Thirty-five people attended the first (concelebrated) Mass at the chapel without any announcement or advertising. In the initial days since it opened, an average of 500 people visited the chapel. While furnishings were waiting to be received, nearby stores loaned items to be used in the chapel.

====First Rector====
Fr. Fabian Joyce, ordained 1943, came from Worcester, MA and had been serving at Our Lady's Chapel in New Bedford, MA for the six years prior to becoming rector of St. Francis Chapel.

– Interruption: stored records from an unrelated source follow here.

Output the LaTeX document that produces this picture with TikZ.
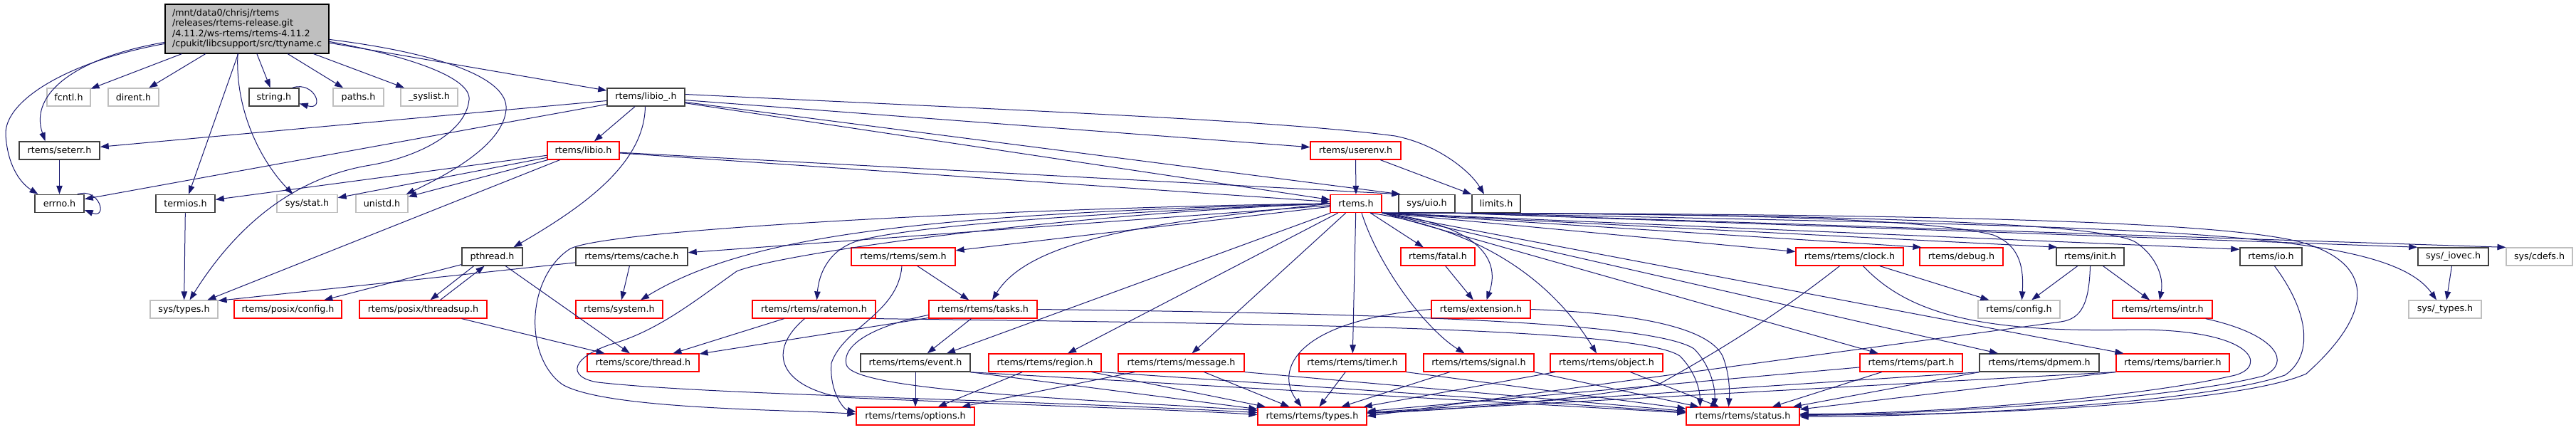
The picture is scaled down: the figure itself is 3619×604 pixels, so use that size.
\documentclass[tikz,border=0pt]{standalone}
\usepackage{fontspec}
\setmainfont{DejaVu Sans}
\usetikzlibrary{arrows.meta,calc}
\definecolor{eb}{HTML}{191970}
\definecolor{trc}{HTML}{FF0000}
\definecolor{ung}{HTML}{BFBFBF}
\definecolor{dcb}{HTML}{404040}
\definecolor{mainfill}{HTML}{BFBFBF}
\tikzset{
  box/.style={draw, line width=1.2pt, inner sep=0pt, minimum height=25pt, fill=white, text=black, font=\fontsize{12.7}{14.5}\selectfont},
  tr/.style={box, draw=trc},
  ug/.style={box, draw=ung},
  dc/.style={box, draw=dcb, line width=1.5pt},
  e/.style={draw=eb, line width=1pt, -{Triangle[length=12pt,width=8.5pt]}}
}
\begin{document}
\begin{tikzpicture}[x=1pt,y=-1pt]
\useasboundingbox (0,0) rectangle (3619,604);
% ---------- nodes ----------
\node[box, draw=black, fill=mainfill, minimum width=230pt, minimum height=69pt, text width=210pt, align=left] (main) at (347,40.5)
  {/mnt/data0/chrisj/rtems\\/releases/rtems-release.git\\/4.11.2/ws-rtems/rtems-4.11.2\\/cpukit/libcsupport/src/ttyname.c};
% row 1
\node[ug, minimum width=61pt] (fcntl) at (96.5,136.5) {fcntl.h};
\node[ug, minimum width=71pt] (dirent) at (187.5,136.5) {dirent.h};
\node[dc, minimum width=70pt] (string) at (385,136.5) {string.h};
\node[ug, minimum width=71pt] (paths) at (503.5,136.5) {paths.h};
\node[ug, minimum width=80pt] (syslist) at (603,136.5) {\_syslist.h};
\node[dc, minimum width=109pt] (libioU) at (907.5,136.5) {rtems/libio\_.h};
% row 2
\node[dc, minimum width=113pt] (seterr) at (83.5,211.5) {rtems/seterr.h};
\node[tr, minimum width=101pt] (libio) at (819.5,211.5) {rtems/libio.h};
\node[tr, minimum width=127pt] (userenv) at (1904.5,211.5) {rtems/userenv.h};
% row 3
\node[dc, minimum width=69pt] (errno) at (83.5,286) {errno.h};
\node[dc, minimum width=83pt] (termios) at (260.5,286) {termios.h};
\node[ug, minimum width=85pt] (sysstat) at (431.5,286) {sys/stat.h};
\node[ug, minimum width=73pt] (unistd) at (536.5,286) {unistd.h};
\node[tr, minimum width=72pt] (rtemsh) at (1905,286) {rtems.h};
\node[dc, minimum width=79pt] (sysuio) at (2004.5,286) {sys/uio.h};
\node[dc, minimum width=68pt] (limits) at (2102,286) {limits.h};
% row 4
\node[dc, minimum width=85pt] (pthread) at (691.5,360.5) {pthread.h};
\node[dc, minimum width=157pt] (cache) at (887.5,360.5) {rtems/rtems/cache.h};
\node[tr, minimum width=146pt] (sem) at (1269,360.5) {rtems/rtems/sem.h};
\node[tr, minimum width=104pt] (fatal) at (2020,360.5) {rtems/fatal.h};
\node[tr, minimum width=151pt] (clock) at (2598.5,360.5) {rtems/rtems/clock.h};
\node[tr, minimum width=117pt] (debug) at (2755.5,360.5) {rtems/debug.h};
\node[dc, minimum width=95pt] (init) at (2936.5,360.5) {rtems/init.h};
\node[dc, minimum width=87pt] (io) at (3190.5,360.5) {rtems/io.h};
\node[dc, minimum width=99pt] (iovec) at (3446.5,360.5) {sys/\_iovec.h};
\node[ug, minimum width=93pt] (cdefs) at (3567.5,360.5) {sys/cdefs.h};
% row 5
\node[ug, minimum width=95pt] (systypes) at (258.5,434.5) {sys/types.h};
\node[tr, minimum width=151pt] (pconfig) at (404.5,434.5) {rtems/posix/config.h};
\node[tr, minimum width=179pt] (threadsup) at (594.5,434.5) {rtems/posix/threadsup.h};
\node[tr, minimum width=122pt] (system) at (870,434.5) {rtems/system.h};
\node[tr, minimum width=173pt] (ratemon) at (1143.5,434.5) {rtems/rtems/ratemon.h};
\node[tr, minimum width=152pt] (tasks) at (1381,434.5) {rtems/rtems/tasks.h};
\node[tr, minimum width=139pt] (extension) at (2080.5,434.5) {rtems/extension.h};
\node[ug, minimum width=115pt] (config) at (2836.5,434.5) {rtems/config.h};
\node[tr, minimum width=140pt] (intr) at (3038,434.5) {rtems/rtems/intr.h};
\node[ug, minimum width=102pt] (sustypes) at (3435,434.5) {sys/\_types.h};
% row 6
\node[tr, minimum width=157pt] (thread) at (903.5,509.5) {rtems/score/thread.h};
\node[dc, minimum width=154pt] (event) at (1286,509.5) {rtems/rtems/event.h};
\node[tr, minimum width=158pt] (region) at (1468,509.5) {rtems/rtems/region.h};
\node[tr, minimum width=177pt] (message) at (1659.5,509.5) {rtems/rtems/message.h};
\node[tr, minimum width=150pt] (timer) at (1900,509.5) {rtems/rtems/timer.h};
\node[tr, minimum width=155pt] (signal) at (2077.5,509.5) {rtems/rtems/signal.h};
\node[tr, minimum width=158pt] (object) at (2257,509.5) {rtems/rtems/object.h};
\node[tr, minimum width=144pt] (part) at (2685,509.5) {rtems/rtems/part.h};
\node[dc, minimum width=168pt] (dpmem) at (2865,509.5) {rtems/rtems/dpmem.h};
\node[tr, minimum width=159pt] (barrier) at (3052.5,509.5) {rtems/rtems/barrier.h};
% row 7
\node[tr, minimum width=166pt] (options) at (1286,584.5) {rtems/rtems/options.h};
\node[tr, minimum width=153pt] (types) at (1843.5,584.5) {rtems/rtems/types.h};
\node[tr, minimum width=159pt] (status) at (2448.5,584.5) {rtems/rtems/status.h};
% ---------- edges ----------
% main
\draw[e] (main) -- (fcntl);
\draw[e] (main) -- (dirent);
\draw[e] (main) -- (string);
\draw[e] (main) -- (paths);
\draw[e] (main) -- (syslist);
\draw[e] (main) -- (libioU);
\draw[e] ([yshift=-54pt]main.north west) .. controls (110,80) and (40,130) .. ([xshift=-20pt]seterr.north);
\draw[e] ([yshift=-56pt]main.north west) .. controls (100,85) and (5,140) .. (8,190) .. controls (11,235) and (30,258) .. ([xshift=-30pt]errno.north);
\draw[e] (main) -- (termios);
\draw[e] ([xshift=-13pt]main.south) .. controls (330,160) and (370,230) .. ([xshift=-20pt]sysstat.north);
\draw[e] ([yshift=-50pt]main.north east) .. controls (620,75) and (715,110) .. (711,154) .. controls (707,200) and (640,240) .. ([xshift=-3pt]unistd.north east);
\draw[e] ([yshift=-53pt]main.north east) .. controls (580,80) and (662,110) .. (659,140) .. controls (655,185) and (590,220) .. (520,232) .. controls (410,250) and (330,320) .. ([xshift=8pt]systypes.north);
% self loops
\draw[e] ([xshift=-10pt]string.north east) .. controls (442,113) and (458,156) .. ([yshift=-9pt]string.east);
\draw[e] ([xshift=-10pt]errno.north east) .. controls (140,263) and (152,308) .. ([yshift=-9pt]errno.east);
% libio_.h
\draw[e] (libioU) -- (libio);
\draw[e] ([xshift=-1pt]libioU.south) .. controls (905,230) and (820,290) .. ([xshift=30pt]pthread.north);
\draw[e] (libioU) -- (seterr);
\draw[e] (libioU) -- (errno);
\draw[e] (libioU) -- (rtemsh);
\draw[e] (libioU) -- (userenv);
\draw[e] (libioU) -- ([xshift=3pt]sysuio.north west);
\draw[e] ([yshift=4pt]libioU.east) .. controls (1500,158) and (1800,170) .. (1960,191) .. controls (2020,203) and (2065,240) .. ([xshift=-17pt]limits.north);
% libio.h
\draw[e] (libio) -- (termios);
\draw[e] (libio) -- (sysstat);
\draw[e] (libio) -- (unistd);
\draw[e] (libio) -- (systypes);
\draw[e] (libio) -- (rtemsh);
\draw[e] (libio) -- ([xshift=3pt]sysuio.north west);
% userenv
\draw[e] (userenv) -- (rtemsh);
\draw[e] (userenv) -- (limits);
\draw[e] (seterr) -- (errno);
\draw[e] (termios) -- (systypes);
% pthread, cache
\draw[e] (pthread) -- (pconfig);
\draw[e] ([xshift=-26pt]pthread.south) -- ([xshift=10pt]threadsup.north);
\draw[e] ([xshift=24pt]threadsup.north) -- ([xshift=-11pt]pthread.south);
\draw[e] (pthread) -- (thread);
\draw[e] (threadsup) -- (thread);
\draw[e] (cache) -- (system);
\draw[e] (cache) -- ([yshift=-1pt]systypes.north east);
% rtems.h fan left
\draw[e] (rtemsh) -- (cache);
\draw[e] (rtemsh.west) .. controls (1300,300) and (1050,330) .. ([xshift=30pt]system.north);
\draw[e] (rtemsh) -- (sem);
\draw[e] (rtemsh.west) .. controls (1500,300) and (1260,320) .. (1200,340) .. controls (1160,355) and (1150,390) .. ([xshift=4pt]ratemon.north);
\draw[e] (rtemsh.west) .. controls (1650,310) and (1450,330) .. ([xshift=13pt]tasks.north);
\draw[e] (rtemsh) -- ([xshift=44pt]event.north);
\draw[e] (rtemsh) -- ([xshift=32pt]region.north);
\draw[e] (rtemsh) -- ([xshift=15pt]message.north);
\draw[e] (rtemsh.west) .. controls (1500,290) and (850,320) .. (800,350) .. controls (740,390) and (735,500) .. (790,540) .. controls (850,575) and (1100,575) .. ([yshift=3pt]options.west);
\draw[e] (rtemsh.west) .. controls (1500,300) and (1100,355) .. (1035,381) .. controls (980,420) and (930,460) .. (870,480) .. controls (800,500) and (795,530) .. (840,537) .. controls (1000,555) and (1400,560) .. ([yshift=5pt]types.west);
% rtems.h fan down
\draw[e] (rtemsh) -- (fatal);
\draw[e] (rtemsh.south east) .. controls (2070,315) and (2110,360) .. ([xshift=8pt]extension.north);
\draw[e] (rtemsh) -- (timer);
\draw[e] ([xshift=8pt]rtemsh.south) .. controls (1935,370) and (2000,460) .. ([xshift=-20pt]signal.north);
\draw[e] ([xshift=20pt]rtemsh.south) .. controls (2100,325) and (2190,410) .. ([xshift=-14pt]object.north);
% rtems.h fan right
\draw[e] (rtemsh.south east) -- (clock);
\draw[e] (rtemsh.south east) -- ([xshift=3pt]debug.north west);
\draw[e] (rtemsh.south east) -- ([xshift=2pt]init.north west);
\draw[e] (rtemsh.south east) -- ([yshift=-3pt]io.north west);
\draw[e] (rtemsh.south east) .. controls (2400,300) and (2700,305) .. (2800,330) .. controls (2840,345) and (2843,380) .. ([xshift=4pt]config.north);
\draw[e] (rtemsh.south east) .. controls (2500,300) and (2950,310) .. (3000,340) .. controls (3030,360) and (3040,390) .. ([xshift=-4pt]intr.north);
\draw[e] (rtemsh.south east) -- (part);
\draw[e] (rtemsh.south east) -- (dpmem);
\draw[e] (rtemsh.south east) -- (barrier);
\draw[e] (rtemsh.south east) .. controls (2700,300) and (3150,310) .. (3245,344) .. controls (3335,375) and (3335,440) .. (3240,525) .. controls (3150,565) and (2800,585) .. ([yshift=2pt]status.east);
% sys/uio.h
\draw[e] (sysuio.south east) -- (iovec.north west);
\draw[e] (sysuio.south east) -- (cdefs.north west);
\draw[e] (sysuio.south east) .. controls (3000,320) and (3350,318) .. ([xshift=-12pt]sustypes.north);
\draw[e] (iovec) -- (sustypes);
% sem, tasks, ratemon
\draw[e] (sem) -- (tasks);
\draw[e] ([xshift=-2pt]sem.south) .. controls (1262,440) and (1185,460) .. (1168,510) .. controls (1165,550) and (1185,575) .. ([yshift=6pt]options.west);
\draw[e] (tasks) -- (event);
\draw[e] (tasks) -- (thread);
\draw[e] ([yshift=-8pt]tasks.west) .. controls (1240,455) and (1182,480) .. (1189,512) .. controls (1196,548) and (1500,560) .. ([yshift=8pt]types.west);
\draw[e] (tasks.east) .. controls (1900,440) and (2320,450) .. (2380,490) .. controls (2400,510) and (2410,540) .. ([xshift=-40pt]status.north);
\draw[e] (ratemon) -- (thread);
\draw[e] (ratemon.south east) .. controls (1800,455) and (2300,460) .. (2360,500) .. controls (2380,520) and (2388,545) .. ([xshift=-60pt]status.north);
\draw[e] ([xshift=-13pt]ratemon.south) .. controls (1080,490) and (1090,540) .. (1180,558) .. controls (1350,566) and (1650,575) .. ([yshift=2pt]types.west);
% row 6 to row 7
\draw[e] (event) -- (options);
\draw[e] (event.south east) -- (types);
\draw[e] (event.south east) -- (status);
\draw[e] (region) -- (options);
\draw[e] (region) -- (types);
\draw[e] (region.south east) -- (status);
\draw[e] (message) -- (options);
\draw[e] (message) -- (types);
\draw[e] (message.south east) -- (status);
\draw[e] (timer) -- (types);
\draw[e] (timer.south east) -- (status);
\draw[e] (signal) -- (types);
\draw[e] (signal.south east) -- (status);
\draw[e] (object) -- (types);
\draw[e] (object) -- (status);
\draw[e] (part) -- (types);
\draw[e] (part) -- (status);
\draw[e] (dpmem.south west) -- (types);
\draw[e] (dpmem.south west) -- (status);
\draw[e] (barrier.south west) -- (types);
\draw[e] (barrier.south west) -- (status);
% fatal, extension
\draw[e] (fatal) -- (extension);
\draw[e] (extension.west) .. controls (1820,450) and (1790,520) .. ([xshift=-15pt]types.north);
\draw[e] (extension.east) .. controls (2300,440) and (2400,460) .. (2420,500) .. controls (2430,525) and (2430,550) .. ([xshift=-20pt]status.north);
% clock, init, intr, io
\draw[e] (clock) -- (config);
\draw[e] ([xshift=-14pt]clock.south) .. controls (2500,440) and (2420,490) .. (2330,540) .. controls (2200,565) and (2000,578) .. ([yshift=4pt]types.east);
\draw[e] ([xshift=19pt]clock.south) .. controls (2680,440) and (2780,468) .. (3000,463) .. controls (3170,463) and (3185,515) .. (3140,527) .. controls (3000,560) and (2700,582) .. ([yshift=3pt]status.east);
\draw[e] (init) -- (config);
\draw[e] (init) -- (intr);
\draw[e] (init.south) .. controls (2935,425) and (2925,448) .. (2895,452) -- (types.east);
\draw[e] ([xshift=-10pt]intr.south east) .. controls (3200,470) and (3220,510) .. (3180,528) .. controls (3050,562) and (2700,582) .. ([yshift=1pt]status.east);
\draw[e] ([xshift=5pt]io.south) .. controls (3245,440) and (3250,500) .. (3210,527) .. controls (3100,565) and (2750,585) .. ([yshift=-1pt]status.east);
\end{tikzpicture}
\end{document}
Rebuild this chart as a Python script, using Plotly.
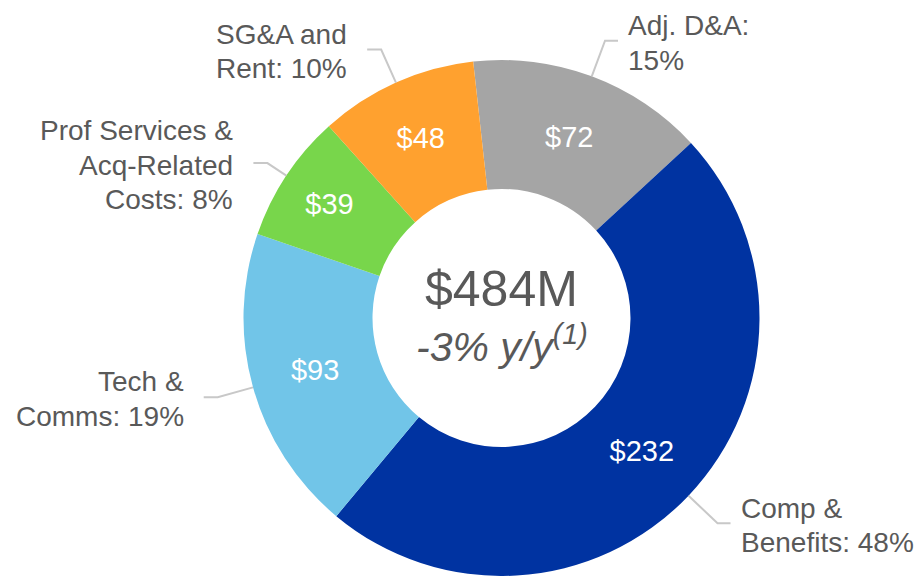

====Mass in Sign Language====
Fr. Connell Hart, one of the original clerical staff of the chapel, was also director of the Albany Diocese program for the deaf. On January 28, 1971, at the 6pm Mass, Fr. Hart noticed that many of his friends from the program were present. In addition to saying the Mass verbally, he also used sign language to communicate the Mass. He hoped to be able to do a Mass like this once per week.

====Formal Dedication====
At the 12:10pm Mass on March 10, 1971, the Most Rev. Bishop Broderick, D.D., of the Roman Catholic Diocese of Albany, blessed the altar of St. Francis Chapel in a concelebrated dedication Mass. The bishop commented that while traditional forms of worship like the Rosary, Stations of the Cross, and Exposition of the Blessed Sacrament were falling out of favor, it was good to see evidence of them at St. Francis Chapel. It was estimated that approximately 25,000 people had visited the chapel between its unofficial opening in late December, 1970, and its official dedication. Fr. Fabian Joyce, rector, joked about one of the initial visitors mistaking the chapel for a bank and the priests as tellers.

====Late 1970s====
By the late 1970s, Masses were being held four times per day. Eight Masses were held on Saturdays. Weekday masses attracted thirty to forty people while Saturday vigil Masses for Sunday obligation attracted around 200. After a few years at the mall, Fr. Joyce suggested that the location has brought people back to the faith. The chapel in the mall attracted people from many faiths who came in to worship as they saw fit.

====1997 - 1998====
Despite liquidation sales taking place at Montgomery Ward and other stores exiting the Northway Mall, attendance at the chapel remained strong. On weekdays, around 600 people would visit and on Saturdays, the number would go up to 1,500.

The chapel was temporarily relocated in the former Northway Mall during its final months in the mall.

===Wolf Road Shoppers Park (1998 - 2020)===
St. Francis Chapel relocated to the Wolf Road Shopper's Park on December 16, 1998, when the formerly enclosed Northway Mall was closed in preparation for demolition in 1999. The formal dedication of the chapel's new location was scheduled for January 7, 1999. The new location increased the size of the chapel by about 2300 sqft and allowed easier parking.

===Directors===
The directors of St. Francis Chapel have included:

- Fr. Fabian Joyce, OFM (initial director)
- Fr. Clement Healy, OFM
- Fr. Giles F. Bello, OFM
- Fr. Callistus Bamberg, OFM (d. March 12, 2009, age 74)
- Fr. James Czerwinski, OFM
- Fr. Gerard Lee, OFM
- Father Michael Tyson, OFM

==Closure==
In January 2020 the Franciscan Friars of Holy Name Province announced that the chapel would be closing by June of that year due to a shortage in friars.